WORK REQUIRED –
Copy the data precisely, character for character, and leave out every picture.

STORED DATA –
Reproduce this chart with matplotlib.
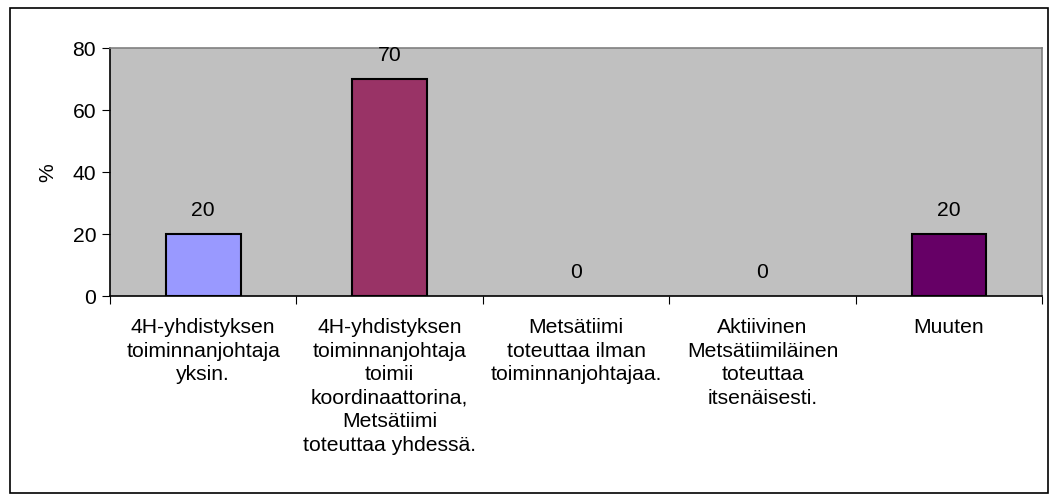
import matplotlib
matplotlib.use("Agg")
import matplotlib.pyplot as plt
from matplotlib.patches import Rectangle

categories = [
    "4H-yhdistyksen\ntoiminnanjohtaja\nyksin.",
    "4H-yhdistyksen\ntoiminnanjohtaja\ntoimii\nkoordinaattorina,\nMetsätiimi\ntoteuttaa yhdessä.",
    "Metsätiimi\ntoteuttaa ilman\ntoiminnanjohtajaa.",
    "Aktiivinen\nMetsätiimiläinen\ntoteuttaa\nitsenäisesti.",
    "Muuten",
]
values = [20, 70, 0, 0, 20]
colors = ["#9999FF", "#993366", "#9999FF", "#9999FF", "#660066"]

plt.rcParams["font.family"] = ["Liberation Sans", "DejaVu Sans"]
FS = 15.2

fig = plt.figure(figsize=(10.58, 4.97), dpi=100)
fig.patches.append(Rectangle((10 / 1058, 1 - 493 / 497), 1038 / 1058, 485 / 497,
                             transform=fig.transFigure, fill=False,
                             edgecolor="black", linewidth=1.2))
ax = fig.add_axes([0.104, 0.404, 0.881, 0.499])
ax.set_facecolor("#C0C0C0")

x = list(range(len(values)))
for xi, v, c in zip(x, values, colors):
    if v > 0:
        ax.bar(xi, v, width=0.4, color=c, edgecolor="black", linewidth=1.5, zorder=3)
    ax.text(xi, v + 4.6, str(v), ha="center", va="bottom", fontsize=FS, clip_on=False, zorder=4)

ax.set_xlim(-0.5, len(values) - 0.5)
ax.set_ylim(0, 80)
ax.set_yticks([0, 20, 40, 60, 80])
ax.set_ylabel("%", fontsize=FS, labelpad=11)
ax.tick_params(axis="y", labelsize=FS, length=6, direction="out", pad=4)

ax.set_xticks([i - 0.5 for i in range(len(values) + 1)], minor=False)
ax.set_xticklabels([])
ax.tick_params(axis="x", length=6, direction="out")
ax.set_xticks(x, minor=True)
ax.set_xticklabels(categories, minor=True, fontsize=FS, linespacing=1.3)
ax.tick_params(axis="x", which="minor", length=0, pad=16)

for s in ["left", "bottom"]:
    ax.spines[s].set_color("black")
    ax.spines[s].set_linewidth(1.2)
for s in ["top", "right"]:
    ax.spines[s].set_color("#808080")
    ax.spines[s].set_linewidth(1.2)

fig.savefig("out.png", dpi=100)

WRITTEN ANSWER –
Reproduce this chart with matplotlib.
import matplotlib
matplotlib.use("Agg")
import matplotlib.pyplot as plt
from matplotlib.patches import Rectangle

categories = [
    "4H-yhdistyksen\ntoiminnanjohtaja\nyksin.",
    "4H-yhdistyksen\ntoiminnanjohtaja\ntoimii\nkoordinaattorina,\nMetsätiimi\ntoteuttaa yhdessä.",
    "Metsätiimi\ntoteuttaa ilman\ntoiminnanjohtajaa.",
    "Aktiivinen\nMetsätiimiläinen\ntoteuttaa\nitsenäisesti.",
    "Muuten",
]
values = [20, 70, 0, 0, 20]
colors = ["#9999FF", "#993366", "#9999FF", "#9999FF", "#660066"]

plt.rcParams["font.family"] = ["Liberation Sans", "DejaVu Sans"]
FS = 15.2

fig = plt.figure(figsize=(10.58, 4.97), dpi=100)
fig.patches.append(Rectangle((10 / 1058, 1 - 493 / 497), 1038 / 1058, 485 / 497,
                             transform=fig.transFigure, fill=False,
                             edgecolor="black", linewidth=1.2))
ax = fig.add_axes([0.104, 0.404, 0.881, 0.499])
ax.set_facecolor("#C0C0C0")

x = list(range(len(values)))
for xi, v, c in zip(x, values, colors):
    if v > 0:
        ax.bar(xi, v, width=0.4, color=c, edgecolor="black", linewidth=1.5, zorder=3)
    ax.text(xi, v + 4.6, str(v), ha="center", va="bottom", fontsize=FS, clip_on=False, zorder=4)

ax.set_xlim(-0.5, len(values) - 0.5)
ax.set_ylim(0, 80)
ax.set_yticks([0, 20, 40, 60, 80])
ax.set_ylabel("%", fontsize=FS, labelpad=11)
ax.tick_params(axis="y", labelsize=FS, length=6, direction="out", pad=4)

ax.set_xticks([i - 0.5 for i in range(len(values) + 1)], minor=False)
ax.set_xticklabels([])
ax.tick_params(axis="x", length=6, direction="out")
ax.set_xticks(x, minor=True)
ax.set_xticklabels(categories, minor=True, fontsize=FS, linespacing=1.3)
ax.tick_params(axis="x", which="minor", length=0, pad=16)

for s in ["left", "bottom"]:
    ax.spines[s].set_color("black")
    ax.spines[s].set_linewidth(1.2)
for s in ["top", "right"]:
    ax.spines[s].set_color("#808080")
    ax.spines[s].set_linewidth(1.2)

fig.savefig("out.png", dpi=100)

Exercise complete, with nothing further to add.